The Energy Charter Treaty (ECT) has been exposed as the fossil fuel industry's powerful secret weapon to keep cooking the planet. It is now on the brink of a massive geographical expansion into Africa, Asia and Latin America, threatening to bind yet more countries to corporate-friendly energy policies. This briefing unpacks the risks for developing countries and the empty promises of those pushing for new countries to join.
Two decades ago, and without significant public debate, an obscure international investment agreement entered into force. The Energy Charter Treaty (ECT) gives foreign investors in the energy sector sweeping powers to sue states over government actions that have supposedly ‘damaged’ their investments. Investors use a parallel court system to sue, and the compensation for a win can be in the billions.

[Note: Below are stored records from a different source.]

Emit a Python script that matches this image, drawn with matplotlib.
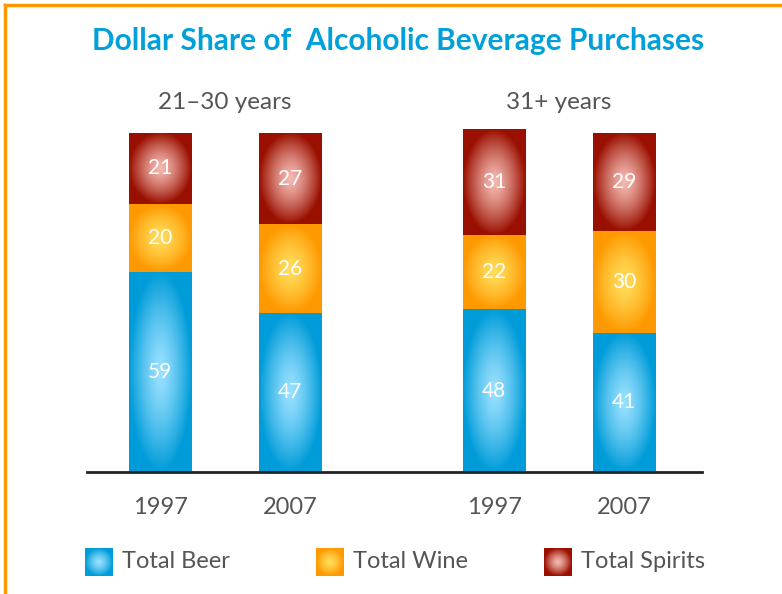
import numpy as np
import matplotlib.pyplot as plt
from matplotlib.colors import to_rgb

plt.rcParams['font.family'] = ['Lato', 'DejaVu Sans']

# data
groups = ["21\u201330 years", "31+ years"]
years = ["1997", "2007", "1997", "2007"]
beer = [59, 47, 48, 41]
wine = [20, 26, 22, 30]
spirits = [21, 27, 31, 29]
series = ["Total Beer", "Total Wine", "Total Spirits"]

edge_cols = ["#009cd9", "#ff9900", "#9a1000"]
center_cols = ["#98e0ff", "#ffdd5a", "#f4b8b0"]

x = np.array([0, 1, 2.57, 3.57])
width = 0.477

fig = plt.figure(figsize=(7.82, 5.94), dpi=100)
ax = fig.add_axes([87 / 782, 122 / 594, 615 / 782, 352 / 594])


def gradient_img(c_in, c_out, n=120):
    xx, yy = np.meshgrid(np.linspace(-1, 1, n), np.linspace(-1, 1, n))
    r = np.clip(np.sqrt(xx ** 2 + yy ** 2) / 1.0, 0, 1) ** 1.35
    a, b = np.array(to_rgb(c_in)), np.array(to_rgb(c_out))
    return a * (1 - r)[..., None] + b * r[..., None]


bottom = np.zeros(4)
for vals, ec, cc in zip([beer, wine, spirits], edge_cols, center_cols):
    bars = ax.bar(x, vals, width, bottom=bottom, color=ec, linewidth=0, zorder=2)
    img = gradient_img(cc, ec)
    for b, v in zip(bars, vals):
        x0, y0 = b.get_x(), b.get_y()
        im = ax.imshow(img, extent=(x0, x0 + b.get_width(), y0, y0 + b.get_height()),
                       aspect='auto', origin='lower', zorder=3)
        im.set_clip_path(b)
        ax.text(x0 + b.get_width() / 2, y0 + b.get_height() / 2, str(v),
                ha='center', va='center', color='white', fontsize=15, zorder=4)
    bottom += np.array(vals)

ax.set_xlim(-0.5615, 4.169)
ax.set_ylim(0, 103.8)
for s in ['top', 'right', 'left']:
    ax.spines[s].set_visible(False)
ax.spines['bottom'].set_linewidth(2)
ax.spines['bottom'].set_color('#222222')
ax.spines['bottom'].set_zorder(5)
ax.set_yticks([])
ax.set_xticks(x)
ax.set_xticklabels(years, fontsize=17, color='#555555')
ax.tick_params(axis='x', length=0, pad=18)

# group labels
for gx, g in zip([(x[0] + x[1]) / 2, (x[2] + x[3]) / 2], groups):
    ax.text(gx, 1.051, g, transform=ax.get_xaxis_transform(), ha='center', va='center',
            fontsize=17.5, color='#555555')

fig.text(398 / 782, 1 - 41 / 594, "Dollar Share of  Alcoholic Beverage Purchases",
         ha='center', va='center', fontsize=21.5, color='#00a0da', fontweight='bold')

# legend
leg_x = [85, 316, 544]
for lx, name, ec, cc in zip(leg_x, series, edge_cols, center_cols):
    lax = fig.add_axes([lx / 782, 1 - 576 / 594, 28 / 782, 28 / 594])
    lax.imshow(gradient_img(cc, ec), aspect='auto')
    lax.axis('off')
    fig.text((lx + 37) / 782, 1 - 562 / 594, name, ha='left', va='center',
             fontsize=17, color='#555555')

# orange frame
fig.add_artist(plt.Line2D([5 / 782, 1], [1 - 5 / 594] * 2, color='#ff9900', lw=2.5))
fig.add_artist(plt.Line2D([5 / 782] * 2, [0, 1 - 5 / 594], color='#ff9900', lw=2.5))

fig.savefig("out.png", dpi=100)
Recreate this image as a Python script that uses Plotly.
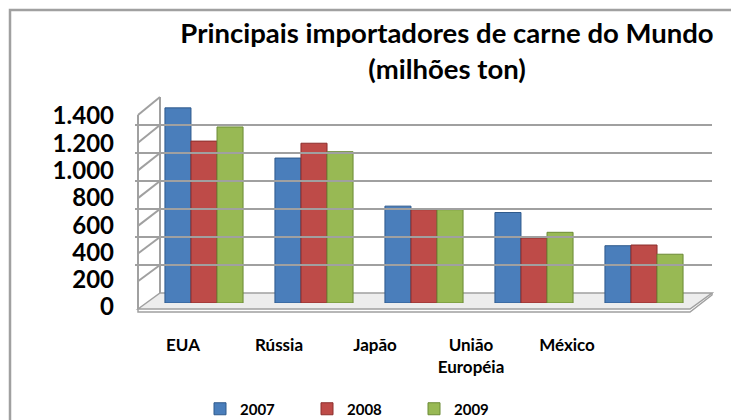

In recent years, the ECT has become increasingly controversial – because of its potential to obstruct the transition from climate-wrecking fossil fuels towards renewable energy, to lock-in failed energy privatisations, and undermine affordable energy prices. But despite the growing controversy many countries, particularly in the global south, are in the process of joining the ECT.
Lured by the false promise that it will help attract investors and solve energy poverty, there is often little consideration by these governments of the ECT’s severe political, legal, and financial risks to new signatory states. This is despite the fact that, if a country accedes to the ECT, it is locked into it for 26 years – even if subsequent governments want to leave.